REQUIRED WORK — Reproduce every entry below precisely; do not include the pictures.

MATERIALS PROVIDED —

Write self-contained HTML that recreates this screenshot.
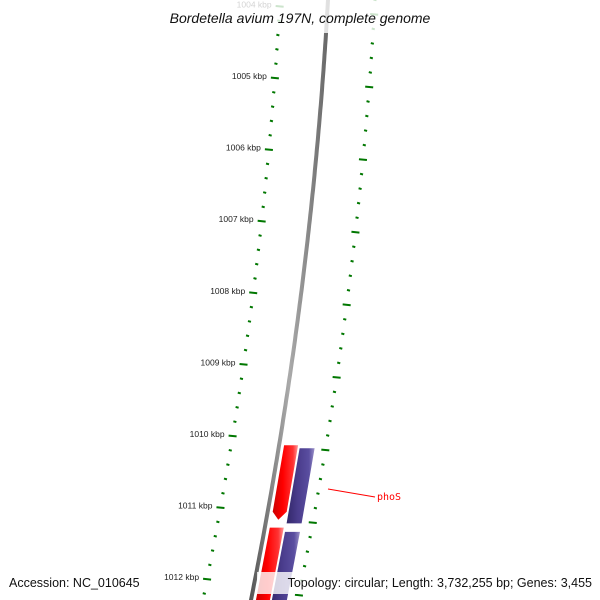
<!DOCTYPE html>
<html><head><meta charset="utf-8"><style>
html,body{margin:0;padding:0;background:#fff;}
svg{display:block;font-family:"Liberation Sans","DejaVu Sans",sans-serif;}
</style></head><body>
<svg id="chart" width="600" height="600" viewBox="0 0 600 600">
<defs>
<linearGradient id="bb" x1="0" x2="1" y1="0" y2="0"><stop offset="0" stop-color="#555"/><stop offset="0.5" stop-color="#aaa"/><stop offset="1" stop-color="#666"/></linearGradient>
<linearGradient id="rg" x1="0" x2="1" y1="0" y2="0"><stop offset="0" stop-color="#c00"/><stop offset="0.4" stop-color="#f00"/><stop offset="0.8" stop-color="#f33"/><stop offset="1" stop-color="#f99"/></linearGradient>
<linearGradient id="bg" x1="0" x2="1" y1="0" y2="0"><stop offset="0" stop-color="#33286a"/><stop offset="0.4" stop-color="#4a3c8c"/><stop offset="0.8" stop-color="#5a4ea0"/><stop offset="1" stop-color="#9a90c8"/></linearGradient>
</defs>
<g id="layer"></g>
</svg>
<script>
var majorTicks=[1004,1005,1006,1007,1008,1009,1010,1011,1012];
var tickLabels=["1004 kbp","1005 kbp","1006 kbp","1007 kbp","1008 kbp","1009 kbp","1010 kbp","1011 kbp","1012 kbp"];
var fwdGeneStart=[1010.13,1011.28];
var fwdGeneEnd=[1011.17,1012.4];
var revGeneStart=[1010.17,1011.34];
var revGeneEnd=[1011.22,1012.4];
var geneLabels=["phoS"];

var NS="http://www.w3.org/2000/svg";
var g=document.getElementById('layer');
function bx(y){return 328-0.0564*y-0.00012*y*y;}
function yL(k){return 78+(k-1005)*71.6;}
function yR(k){return 87+(k-1005)*72.6;}
function mk(t,a){var e=document.createElementNS(NS,t);for(var k in a)e.setAttribute(k,a[k]);g.appendChild(e);return e;}

// backbone
var d="";for(var y=-5;y<=605;y+=5){d+=(y<0?"M":"L")+bx(y).toFixed(1)+","+y;}
var bb=mk('path',{d:d,stroke:'url(#bb)','stroke-width':4,fill:'none'});



// ticks
for(var k=1003.8;k<=1012.61;k+=0.2){
  var kk=Math.round(k*10)/10;
  var major=Math.abs(kk-Math.round(kk))<0.01;
  [[yL,-48],[yR,47]].forEach(function(tr,i){
    var y=tr[0](kk);if(y<-5||y>605)return;
    var x=bx(y)+tr[1];
    var w=major?8:3;
    var t=mk('line',{x1:x-w/2,y1:y-0.4,x2:x+w/2,y2:y+0.4,stroke:'#007700','stroke-width':2});
    
    
  });
}
majorTicks.forEach(function(k,i){
  var y=yL(k);var x=bx(y)-48-8;
  var t=mk('text',{x:x,y:y+1,'font-size':'8.5','text-anchor':'end',fill:'#222'});
  t.textContent=tickLabels[i];
  
  
});

// genes
function gene(s,e,o1,o2,fill,arrowEnd){
  var y1=yL(s),y2=yL(e);
  var p;
  if(arrowEnd){var ym=y2-8;
    p=[[bx(y1)+o1,y1],[bx(y1)+o2,y1],[bx(ym)+o2,ym],[bx(y2)+(o1+o2)/2,y2],[bx(ym)+o1,ym]];
  } else p=[[bx(y1)+o1,y1],[bx(y1)+o2,y1],[bx(y2)+o2,y2],[bx(y2)+o1,y2]];
  return mk('polygon',{points:p.map(function(q){return q[0].toFixed(1)+","+q[1].toFixed(1);}).join(" "),fill:fill});
}
for(var i=0;i<fwdGeneStart.length;i++){
  var r=gene(fwdGeneStart[i],fwdGeneEnd[i],5,19,'url(#rg)',true);
  
  
}
for(var i=0;i<revGeneStart.length;i++){
  var b=gene(revGeneStart[i],revGeneEnd[i],21,36,'url(#bg)',false);
  
  
}
var ln=mk('line',{x1:328,y1:489,x2:375,y2:497,stroke:'#f00','stroke-width':1});


var gl=mk('text',{x:377,y:500,'font-size':'10',fill:'#f00','font-family':'"DejaVu Sans Mono","Liberation Mono",monospace'});
gl.textContent=geneLabels[0];



// overlays
var tb=mk('rect',{x:152,y:0,width:296,height:33,fill:'#fff','fill-opacity':0.8});


var tt=mk('text',{x:300,y:23,'font-size':'14','font-style':'italic','text-anchor':'middle',fill:'#111'});
tt.textContent="Bordetella avium 197N, complete genome";


var ab=mk('rect',{x:5,y:572,width:142,height:22,fill:'#fff','fill-opacity':0.8});


var at=mk('text',{x:9,y:587,'font-size':'12.5',fill:'#111'});
at.textContent="Accession: NC_010645";


var pb=mk('rect',{x:257,y:572,width:339,height:22,fill:'#fff','fill-opacity':0.8});


var pt=mk('text',{x:592,y:587,'font-size':'12.5','text-anchor':'end',fill:'#111'});
pt.textContent="Topology: circular; Length: 3,732,255 bp; Genes: 3,455";


</script>
</body></html>
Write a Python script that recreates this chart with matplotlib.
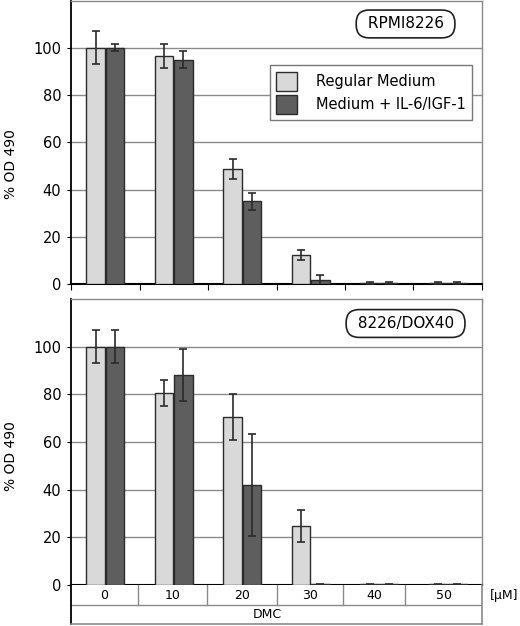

RESULT FOR THIS TASK —
Write self-contained HTML that recreates this screenshot.
<!DOCTYPE html>
<html><head><meta charset="utf-8"><style>
html,body{margin:0;padding:0;background:#fff;}
svg{display:block;font-family:"Liberation Sans","DejaVu Sans",sans-serif;}
</style></head><body>
<svg id="chart" width="600" height="600" viewBox="0 0 600 600">
<defs>
<linearGradient id="bb" x1="0" x2="1" y1="0" y2="0"><stop offset="0" stop-color="#555"/><stop offset="0.5" stop-color="#aaa"/><stop offset="1" stop-color="#666"/></linearGradient>
<linearGradient id="rg" x1="0" x2="1" y1="0" y2="0"><stop offset="0" stop-color="#c00"/><stop offset="0.4" stop-color="#f00"/><stop offset="0.8" stop-color="#f33"/><stop offset="1" stop-color="#f99"/></linearGradient>
<linearGradient id="bg" x1="0" x2="1" y1="0" y2="0"><stop offset="0" stop-color="#33286a"/><stop offset="0.4" stop-color="#4a3c8c"/><stop offset="0.8" stop-color="#5a4ea0"/><stop offset="1" stop-color="#9a90c8"/></linearGradient>
</defs>
<g id="layer"></g>
</svg>
<script>
var majorTicks=[1004,1005,1006,1007,1008,1009,1010,1011,1012];
var tickLabels=["1004 kbp","1005 kbp","1006 kbp","1007 kbp","1008 kbp","1009 kbp","1010 kbp","1011 kbp","1012 kbp"];
var fwdGeneStart=[1010.13,1011.28];
var fwdGeneEnd=[1011.17,1012.4];
var revGeneStart=[1010.17,1011.34];
var revGeneEnd=[1011.22,1012.4];
var geneLabels=["phoS"];

var NS="http://www.w3.org/2000/svg";
var g=document.getElementById('layer');
function bx(y){return 328-0.0564*y-0.00012*y*y;}
function yL(k){return 78+(k-1005)*71.6;}
function yR(k){return 87+(k-1005)*72.6;}
function mk(t,a){var e=document.createElementNS(NS,t);for(var k in a)e.setAttribute(k,a[k]);g.appendChild(e);return e;}

// backbone
var d="";for(var y=-5;y<=605;y+=5){d+=(y<0?"M":"L")+bx(y).toFixed(1)+","+y;}
var bb=mk('path',{d:d,stroke:'url(#bb)','stroke-width':4,fill:'none'});



// ticks
for(var k=1003.8;k<=1012.61;k+=0.2){
  var kk=Math.round(k*10)/10;
  var major=Math.abs(kk-Math.round(kk))<0.01;
  [[yL,-48],[yR,47]].forEach(function(tr,i){
    var y=tr[0](kk);if(y<-5||y>605)return;
    var x=bx(y)+tr[1];
    var w=major?8:3;
    var t=mk('line',{x1:x-w/2,y1:y-0.4,x2:x+w/2,y2:y+0.4,stroke:'#007700','stroke-width':2});
    
    
  });
}
majorTicks.forEach(function(k,i){
  var y=yL(k);var x=bx(y)-48-8;
  var t=mk('text',{x:x,y:y+1,'font-size':'8.5','text-anchor':'end',fill:'#222'});
  t.textContent=tickLabels[i];
  
  
});

// genes
function gene(s,e,o1,o2,fill,arrowEnd){
  var y1=yL(s),y2=yL(e);
  var p;
  if(arrowEnd){var ym=y2-8;
    p=[[bx(y1)+o1,y1],[bx(y1)+o2,y1],[bx(ym)+o2,ym],[bx(y2)+(o1+o2)/2,y2],[bx(ym)+o1,ym]];
  } else p=[[bx(y1)+o1,y1],[bx(y1)+o2,y1],[bx(y2)+o2,y2],[bx(y2)+o1,y2]];
  return mk('polygon',{points:p.map(function(q){return q[0].toFixed(1)+","+q[1].toFixed(1);}).join(" "),fill:fill});
}
for(var i=0;i<fwdGeneStart.length;i++){
  var r=gene(fwdGeneStart[i],fwdGeneEnd[i],5,19,'url(#rg)',true);
  
  
}
for(var i=0;i<revGeneStart.length;i++){
  var b=gene(revGeneStart[i],revGeneEnd[i],21,36,'url(#bg)',false);
  
  
}
var ln=mk('line',{x1:328,y1:489,x2:375,y2:497,stroke:'#f00','stroke-width':1});


var gl=mk('text',{x:377,y:500,'font-size':'10',fill:'#f00','font-family':'"DejaVu Sans Mono","Liberation Mono",monospace'});
gl.textContent=geneLabels[0];



// overlays
var tb=mk('rect',{x:152,y:0,width:296,height:33,fill:'#fff','fill-opacity':0.8});


var tt=mk('text',{x:300,y:23,'font-size':'14','font-style':'italic','text-anchor':'middle',fill:'#111'});
tt.textContent="Bordetella avium 197N, complete genome";


var ab=mk('rect',{x:5,y:572,width:142,height:22,fill:'#fff','fill-opacity':0.8});


var at=mk('text',{x:9,y:587,'font-size':'12.5',fill:'#111'});
at.textContent="Accession: NC_010645";


var pb=mk('rect',{x:257,y:572,width:339,height:22,fill:'#fff','fill-opacity':0.8});


var pt=mk('text',{x:592,y:587,'font-size':'12.5','text-anchor':'end',fill:'#111'});
pt.textContent="Topology: circular; Length: 3,732,255 bp; Genes: 3,455";


</script>
</body></html>
Write a Python script that recreates this chart with matplotlib.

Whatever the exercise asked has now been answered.